__Your objective__: Retype, please, the listing from its opening line through the line that contains "0.52, 0.34, 0.2];", both included, without the pictures.

__Information shown__:
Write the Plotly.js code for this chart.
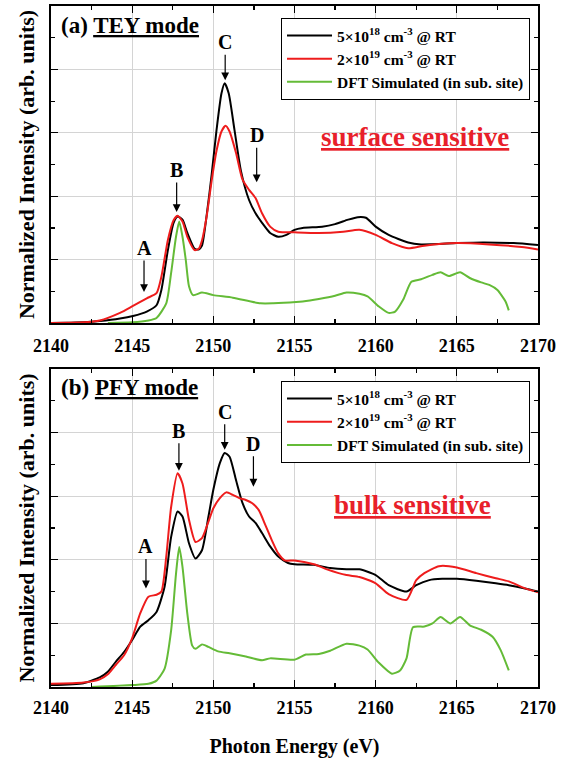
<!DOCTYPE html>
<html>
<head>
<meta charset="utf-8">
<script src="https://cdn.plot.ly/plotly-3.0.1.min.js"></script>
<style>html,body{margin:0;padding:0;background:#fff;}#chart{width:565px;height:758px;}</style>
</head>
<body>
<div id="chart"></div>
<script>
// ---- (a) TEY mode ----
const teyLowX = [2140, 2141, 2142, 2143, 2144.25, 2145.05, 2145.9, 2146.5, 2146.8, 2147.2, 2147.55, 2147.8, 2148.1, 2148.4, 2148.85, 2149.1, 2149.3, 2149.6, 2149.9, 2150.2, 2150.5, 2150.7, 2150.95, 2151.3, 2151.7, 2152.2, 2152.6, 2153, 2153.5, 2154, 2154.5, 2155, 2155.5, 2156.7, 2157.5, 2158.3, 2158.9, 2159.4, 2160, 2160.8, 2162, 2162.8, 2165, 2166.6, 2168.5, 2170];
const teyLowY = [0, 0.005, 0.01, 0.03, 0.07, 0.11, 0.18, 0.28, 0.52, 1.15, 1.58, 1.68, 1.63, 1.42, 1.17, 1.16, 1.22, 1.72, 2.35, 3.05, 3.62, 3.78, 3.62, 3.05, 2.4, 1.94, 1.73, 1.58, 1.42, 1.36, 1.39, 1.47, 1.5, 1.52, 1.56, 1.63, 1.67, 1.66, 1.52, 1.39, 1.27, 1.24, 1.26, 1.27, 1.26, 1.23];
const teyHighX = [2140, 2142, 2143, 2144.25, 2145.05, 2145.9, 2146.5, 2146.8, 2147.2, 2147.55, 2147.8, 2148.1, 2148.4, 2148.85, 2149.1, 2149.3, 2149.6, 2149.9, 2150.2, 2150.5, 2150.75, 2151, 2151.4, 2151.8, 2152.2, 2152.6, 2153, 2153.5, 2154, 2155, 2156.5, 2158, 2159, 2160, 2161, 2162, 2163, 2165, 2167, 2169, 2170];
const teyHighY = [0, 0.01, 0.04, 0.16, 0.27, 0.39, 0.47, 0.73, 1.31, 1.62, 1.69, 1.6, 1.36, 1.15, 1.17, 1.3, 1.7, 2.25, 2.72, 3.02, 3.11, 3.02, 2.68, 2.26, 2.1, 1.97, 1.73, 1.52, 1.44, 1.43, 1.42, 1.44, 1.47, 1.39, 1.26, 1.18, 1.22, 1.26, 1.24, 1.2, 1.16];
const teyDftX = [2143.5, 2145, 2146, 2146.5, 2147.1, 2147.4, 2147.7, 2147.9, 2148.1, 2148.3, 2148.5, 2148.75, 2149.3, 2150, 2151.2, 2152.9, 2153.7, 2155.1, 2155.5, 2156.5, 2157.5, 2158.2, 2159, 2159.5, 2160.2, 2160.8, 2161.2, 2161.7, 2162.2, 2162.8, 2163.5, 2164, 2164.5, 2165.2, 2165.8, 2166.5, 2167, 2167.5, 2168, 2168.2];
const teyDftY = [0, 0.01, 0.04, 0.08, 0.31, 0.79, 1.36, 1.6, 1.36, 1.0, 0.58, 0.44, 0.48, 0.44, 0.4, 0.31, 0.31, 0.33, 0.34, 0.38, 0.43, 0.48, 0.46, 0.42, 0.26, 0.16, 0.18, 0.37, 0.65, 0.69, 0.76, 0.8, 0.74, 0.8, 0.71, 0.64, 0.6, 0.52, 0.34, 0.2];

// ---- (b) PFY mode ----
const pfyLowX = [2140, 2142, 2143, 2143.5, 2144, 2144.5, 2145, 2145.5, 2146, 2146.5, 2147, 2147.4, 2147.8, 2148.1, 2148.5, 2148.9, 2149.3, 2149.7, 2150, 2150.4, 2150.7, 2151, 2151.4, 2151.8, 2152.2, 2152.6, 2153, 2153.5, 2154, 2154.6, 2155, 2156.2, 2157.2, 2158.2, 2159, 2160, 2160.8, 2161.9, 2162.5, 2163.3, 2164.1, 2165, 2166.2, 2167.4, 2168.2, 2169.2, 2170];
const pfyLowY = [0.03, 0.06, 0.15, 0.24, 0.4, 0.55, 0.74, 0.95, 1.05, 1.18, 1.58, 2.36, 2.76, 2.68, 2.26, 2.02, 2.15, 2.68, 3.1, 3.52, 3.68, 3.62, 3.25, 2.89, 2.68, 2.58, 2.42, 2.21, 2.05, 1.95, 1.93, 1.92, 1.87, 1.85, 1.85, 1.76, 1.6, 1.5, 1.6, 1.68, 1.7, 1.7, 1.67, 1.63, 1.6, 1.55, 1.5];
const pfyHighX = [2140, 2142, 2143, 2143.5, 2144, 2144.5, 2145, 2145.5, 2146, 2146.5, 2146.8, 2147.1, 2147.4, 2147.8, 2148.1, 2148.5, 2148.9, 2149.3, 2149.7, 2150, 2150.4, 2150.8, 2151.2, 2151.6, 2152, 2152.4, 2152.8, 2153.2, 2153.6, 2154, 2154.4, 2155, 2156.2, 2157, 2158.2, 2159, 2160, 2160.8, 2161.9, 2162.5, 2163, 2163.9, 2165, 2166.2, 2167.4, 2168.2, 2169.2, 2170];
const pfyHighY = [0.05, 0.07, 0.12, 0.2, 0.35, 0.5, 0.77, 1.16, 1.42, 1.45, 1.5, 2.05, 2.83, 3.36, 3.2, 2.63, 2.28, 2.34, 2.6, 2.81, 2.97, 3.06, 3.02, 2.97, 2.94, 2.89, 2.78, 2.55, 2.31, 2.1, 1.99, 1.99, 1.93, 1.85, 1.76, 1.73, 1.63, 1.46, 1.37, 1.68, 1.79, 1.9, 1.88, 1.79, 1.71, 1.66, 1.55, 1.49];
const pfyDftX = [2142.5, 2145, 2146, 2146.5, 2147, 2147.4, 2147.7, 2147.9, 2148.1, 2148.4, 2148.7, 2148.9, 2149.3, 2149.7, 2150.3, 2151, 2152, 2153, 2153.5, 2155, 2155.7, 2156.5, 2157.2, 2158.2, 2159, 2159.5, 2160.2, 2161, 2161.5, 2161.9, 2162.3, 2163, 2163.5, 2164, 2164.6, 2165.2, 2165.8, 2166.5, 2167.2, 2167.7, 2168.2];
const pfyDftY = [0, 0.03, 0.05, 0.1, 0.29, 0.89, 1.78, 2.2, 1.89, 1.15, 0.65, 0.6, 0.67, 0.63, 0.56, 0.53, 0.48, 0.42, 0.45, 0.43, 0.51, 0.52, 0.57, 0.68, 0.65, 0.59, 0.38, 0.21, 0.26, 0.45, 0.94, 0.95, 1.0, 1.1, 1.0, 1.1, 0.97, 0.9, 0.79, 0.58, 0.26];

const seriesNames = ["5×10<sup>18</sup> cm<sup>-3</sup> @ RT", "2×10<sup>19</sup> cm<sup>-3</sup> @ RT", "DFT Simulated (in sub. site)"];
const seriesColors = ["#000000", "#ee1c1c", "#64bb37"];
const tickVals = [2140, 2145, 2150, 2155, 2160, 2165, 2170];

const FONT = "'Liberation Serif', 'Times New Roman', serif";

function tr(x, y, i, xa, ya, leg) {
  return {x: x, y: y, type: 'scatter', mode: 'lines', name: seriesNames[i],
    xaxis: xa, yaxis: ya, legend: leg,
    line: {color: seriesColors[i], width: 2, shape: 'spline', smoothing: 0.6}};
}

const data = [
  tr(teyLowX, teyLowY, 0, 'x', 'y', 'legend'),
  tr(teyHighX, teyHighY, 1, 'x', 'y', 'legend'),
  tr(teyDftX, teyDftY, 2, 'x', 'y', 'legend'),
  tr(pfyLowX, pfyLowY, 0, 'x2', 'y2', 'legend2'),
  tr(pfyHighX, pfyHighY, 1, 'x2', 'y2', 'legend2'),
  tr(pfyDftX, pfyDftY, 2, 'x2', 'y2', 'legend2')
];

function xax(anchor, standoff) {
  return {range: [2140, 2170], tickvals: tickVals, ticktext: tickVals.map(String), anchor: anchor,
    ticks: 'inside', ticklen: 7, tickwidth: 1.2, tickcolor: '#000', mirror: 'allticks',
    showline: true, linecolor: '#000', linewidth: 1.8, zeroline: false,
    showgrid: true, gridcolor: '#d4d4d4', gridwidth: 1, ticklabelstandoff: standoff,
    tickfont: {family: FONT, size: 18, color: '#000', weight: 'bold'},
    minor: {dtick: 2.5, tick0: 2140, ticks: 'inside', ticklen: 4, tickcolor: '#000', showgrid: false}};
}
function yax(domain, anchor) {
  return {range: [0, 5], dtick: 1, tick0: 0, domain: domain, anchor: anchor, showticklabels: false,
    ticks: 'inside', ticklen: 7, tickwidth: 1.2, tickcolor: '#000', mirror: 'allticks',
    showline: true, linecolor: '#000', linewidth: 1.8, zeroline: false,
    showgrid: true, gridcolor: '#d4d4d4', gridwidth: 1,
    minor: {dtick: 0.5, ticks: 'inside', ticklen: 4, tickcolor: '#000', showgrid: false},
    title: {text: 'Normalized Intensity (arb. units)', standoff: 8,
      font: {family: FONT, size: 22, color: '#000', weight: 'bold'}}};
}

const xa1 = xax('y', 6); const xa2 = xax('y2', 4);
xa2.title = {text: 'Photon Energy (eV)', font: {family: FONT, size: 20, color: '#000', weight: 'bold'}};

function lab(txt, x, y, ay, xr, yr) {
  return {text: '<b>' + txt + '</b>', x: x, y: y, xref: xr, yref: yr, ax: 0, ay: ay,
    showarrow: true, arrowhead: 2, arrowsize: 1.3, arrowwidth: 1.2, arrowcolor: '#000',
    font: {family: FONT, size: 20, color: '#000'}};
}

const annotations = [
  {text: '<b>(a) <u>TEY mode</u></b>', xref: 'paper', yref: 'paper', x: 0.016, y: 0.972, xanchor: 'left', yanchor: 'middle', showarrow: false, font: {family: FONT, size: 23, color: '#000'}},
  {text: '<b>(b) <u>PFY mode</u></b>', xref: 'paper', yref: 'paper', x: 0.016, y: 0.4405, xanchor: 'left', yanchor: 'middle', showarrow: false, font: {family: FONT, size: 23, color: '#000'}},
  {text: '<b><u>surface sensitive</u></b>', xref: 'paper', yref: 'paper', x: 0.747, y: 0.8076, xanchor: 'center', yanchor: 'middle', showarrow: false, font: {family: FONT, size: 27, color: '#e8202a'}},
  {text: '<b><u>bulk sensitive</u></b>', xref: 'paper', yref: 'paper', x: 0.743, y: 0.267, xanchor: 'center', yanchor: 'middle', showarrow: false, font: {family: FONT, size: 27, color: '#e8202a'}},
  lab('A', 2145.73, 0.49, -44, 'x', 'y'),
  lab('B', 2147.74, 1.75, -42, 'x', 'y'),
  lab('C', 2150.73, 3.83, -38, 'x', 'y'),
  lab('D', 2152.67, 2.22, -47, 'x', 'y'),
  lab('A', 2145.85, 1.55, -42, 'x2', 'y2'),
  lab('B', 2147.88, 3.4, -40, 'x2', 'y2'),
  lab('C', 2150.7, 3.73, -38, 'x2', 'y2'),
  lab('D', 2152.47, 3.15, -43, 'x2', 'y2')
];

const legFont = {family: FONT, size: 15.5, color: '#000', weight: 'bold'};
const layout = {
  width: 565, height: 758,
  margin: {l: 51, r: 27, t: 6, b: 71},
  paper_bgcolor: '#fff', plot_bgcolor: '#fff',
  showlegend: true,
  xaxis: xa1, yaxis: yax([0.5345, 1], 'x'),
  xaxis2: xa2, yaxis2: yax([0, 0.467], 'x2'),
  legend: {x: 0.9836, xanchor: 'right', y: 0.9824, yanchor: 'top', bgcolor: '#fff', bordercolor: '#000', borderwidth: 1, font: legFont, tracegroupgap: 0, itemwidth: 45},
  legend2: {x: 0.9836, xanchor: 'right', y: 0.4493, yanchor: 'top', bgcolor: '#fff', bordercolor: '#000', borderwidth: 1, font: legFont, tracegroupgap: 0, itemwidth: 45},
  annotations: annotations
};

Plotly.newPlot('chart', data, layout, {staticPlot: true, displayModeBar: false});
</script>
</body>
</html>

__Task result__:
Write the Plotly.js code for this chart.
<!DOCTYPE html>
<html>
<head>
<meta charset="utf-8">
<script src="https://cdn.plot.ly/plotly-3.0.1.min.js"></script>
<style>html,body{margin:0;padding:0;background:#fff;}#chart{width:565px;height:758px;}</style>
</head>
<body>
<div id="chart"></div>
<script>
// ---- (a) TEY mode ----
const teyLowX = [2140, 2141, 2142, 2143, 2144.25, 2145.05, 2145.9, 2146.5, 2146.8, 2147.2, 2147.55, 2147.8, 2148.1, 2148.4, 2148.85, 2149.1, 2149.3, 2149.6, 2149.9, 2150.2, 2150.5, 2150.7, 2150.95, 2151.3, 2151.7, 2152.2, 2152.6, 2153, 2153.5, 2154, 2154.5, 2155, 2155.5, 2156.7, 2157.5, 2158.3, 2158.9, 2159.4, 2160, 2160.8, 2162, 2162.8, 2165, 2166.6, 2168.5, 2170];
const teyLowY = [0, 0.005, 0.01, 0.03, 0.07, 0.11, 0.18, 0.28, 0.52, 1.15, 1.58, 1.68, 1.63, 1.42, 1.17, 1.16, 1.22, 1.72, 2.35, 3.05, 3.62, 3.78, 3.62, 3.05, 2.4, 1.94, 1.73, 1.58, 1.42, 1.36, 1.39, 1.47, 1.5, 1.52, 1.56, 1.63, 1.67, 1.66, 1.52, 1.39, 1.27, 1.24, 1.26, 1.27, 1.26, 1.23];
const teyHighX = [2140, 2142, 2143, 2144.25, 2145.05, 2145.9, 2146.5, 2146.8, 2147.2, 2147.55, 2147.8, 2148.1, 2148.4, 2148.85, 2149.1, 2149.3, 2149.6, 2149.9, 2150.2, 2150.5, 2150.75, 2151, 2151.4, 2151.8, 2152.2, 2152.6, 2153, 2153.5, 2154, 2155, 2156.5, 2158, 2159, 2160, 2161, 2162, 2163, 2165, 2167, 2169, 2170];
const teyHighY = [0, 0.01, 0.04, 0.16, 0.27, 0.39, 0.47, 0.73, 1.31, 1.62, 1.69, 1.6, 1.36, 1.15, 1.17, 1.3, 1.7, 2.25, 2.72, 3.02, 3.11, 3.02, 2.68, 2.26, 2.1, 1.97, 1.73, 1.52, 1.44, 1.43, 1.42, 1.44, 1.47, 1.39, 1.26, 1.18, 1.22, 1.26, 1.24, 1.2, 1.16];
const teyDftX = [2143.5, 2145, 2146, 2146.5, 2147.1, 2147.4, 2147.7, 2147.9, 2148.1, 2148.3, 2148.5, 2148.75, 2149.3, 2150, 2151.2, 2152.9, 2153.7, 2155.1, 2155.5, 2156.5, 2157.5, 2158.2, 2159, 2159.5, 2160.2, 2160.8, 2161.2, 2161.7, 2162.2, 2162.8, 2163.5, 2164, 2164.5, 2165.2, 2165.8, 2166.5, 2167, 2167.5, 2168, 2168.2];
const teyDftY = [0, 0.01, 0.04, 0.08, 0.31, 0.79, 1.36, 1.6, 1.36, 1.0, 0.58, 0.44, 0.48, 0.44, 0.4, 0.31, 0.31, 0.33, 0.34, 0.38, 0.43, 0.48, 0.46, 0.42, 0.26, 0.16, 0.18, 0.37, 0.65, 0.69, 0.76, 0.8, 0.74, 0.8, 0.71, 0.64, 0.6, 0.52, 0.34, 0.2];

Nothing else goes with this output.